Pediatricians Can Earn Over $300 Thousand by Vaccinating Children – Virtual Reality Now Used to Increase Vaccine Uptake in Victims

Greg Reese has just published a report showing how pediatricians earn $400 for every vaccine injected into children under the age of 2, where the average pediatrician in the United States can earn over $300 thousand per year, which is usually more than their salary. Not only is this incentive for pediatricians to kick families out their practice who do not agree to the full CDC childhood vaccination schedule, it is a major incentive to inject babies and toddlers with as many vaccines as possible during an office visit, which greatly increases their risk of death and injuries. Reese also published a video showing how doctors and nurses in Brazil have started using virtual reality head gear to reduce fear and anxiety in children as they are injected with these toxic and poisonous shots. Getting more victims to receive injections is not the only application of this new technology today, such as virtual reality headsets. Apple is planning on using their new "Vision Pro" VR headsets to monitor people for "mental health."

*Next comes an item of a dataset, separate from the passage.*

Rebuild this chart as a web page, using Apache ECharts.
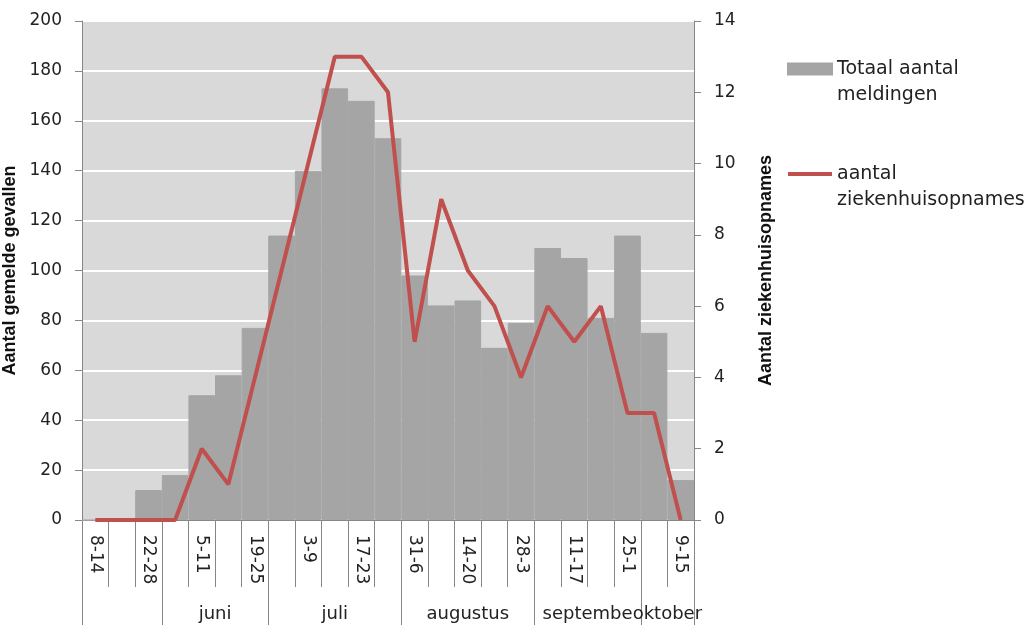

Doctors Are the Leading Cause of Death: Top Reasons You Can’t Trust Your Doctor

A visit to your doctor’s office should leave you feeling informed and supported, with open and truthful conversations about your health and treatment plans. Many, however, do not get such courtesies, especially where vaccinations are concerned. Open conversations about vaccines are the exception rather than the rule at many U.S. doctors’ offices. Increasingly, parents are left feeling belittled or threatened by their children's doctors should they so much as question the U.S. Centers for Disease Control and Prevention's (CDC) vaccination schedule. Many are even going so far as to kick patients out of their practice, leaving them without a source for medical care. As Barbara Loe Fisher, founder of the National Vaccine Information Center (NVIC), states: "The sacred trust between mothers and pediatricians fostered by mutual respect and shared decision-making has been broken. Sadly, the admiration and trust that mothers used to have for family pediatricians is melting away and being replaced by fear. Doctors are not our masters. We pay them well to do a job, not to exploit and terrify us. Discrimination, coercion and force have no place in modern medicine or in public health policy."

The Vaccine Wars: How Most Pediatricians Now Represent Big Pharma Instead of Their Patients

Pediatricians’ offices have become ugly battlegrounds. Intelligent, well-informed and loving parents asking legitimate questions about vaccinations are being belittled and treated with disrespect and contempt by too many pediatricians robotically implementing the CDC’s inflexible vaccine schedule in clear violation of the informed consent principle. The National Vaccine Information Center is regularly contacted by mothers reporting that pediatricians are refusing to provide medical care to their babies if they decline or ask to delay even one of the two dozen doses of nine vaccines that CDC officials order pediatricians to give infants in the first year of life. The sacred trust between mothers and pediatricians fostered by mutual respect and shared decision-making has been broken. Sadly, the admiration and trust that mothers used to have for family pediatricians is melting away and being replaced by fear. Doctors are not our masters. We pay them well to do a job, not to exploit and terrify us. Discrimination, coercion and force have no place in modern medicine or in public health policy.

Incentivizing Pediatricians to Be Vaccine Bullies

It is quite common for pediatricians (and family doctors) to encounter parents who refuse one or more infant vaccines, most often due to safety concerns. These concerns also mean that pediatricians frequently get requests to modify or delay the vaccine schedule—nearly three-fifths (58%) of pediatricians reported such requests in a 2014 AAP survey. Rather than recognize the validity of parents’ safety concerns or admit to their own ambivalence about some of the newer vaccines, many pediatricians—nearly two in five according to some estimates—choose to boot uncooperative families out of their practice. A recent Medscape survey indicates that one of the main things that pediatricians dislike about their job is “dealing with difficult patients.” However, when pediatricians dismiss families whose only crime is the desire to make informed and individualized health care decisions on behalf of their children, the doctors are doing more than just unprofessionally dumping “difficult” patients—they also are protecting their bottom line. Dr. Bob Sears confirms that HMO plans use incentive practices, conducting year-end chart reviews and awarding large bonuses to pediatric practices that score well. Dr. Sears explains: “This bonus varies depending on the number of patients the doctor sees. One of the requirements for a patient’s chart to pass the test is that they are fully vaccinated. […] Such incentives…end up forcing a doctor to consider the financial implications of accepting patients who even just want to opt out of one vaccine. …Maybe a few such families wouldn’t make them fail the chart reviews, but if they have too many, there goes their year-end bonus.”

Vaccines Don’t Cause Autism, Pediatricians Do

If a doctor sticks six vaccines into a child while the child is taking antibiotics for an ear infection and Tylenol for a cold, he’s not a doctor, he’s a criminal, and should be hauled into jail on the spot for assault and battery. If the child also happens to have eczema, long-term diarrhea, and has missed a milestone or two, perhaps the charge should be attempted murder. As you know, pediatricians do just this and more every day. How do we stop this recklessness?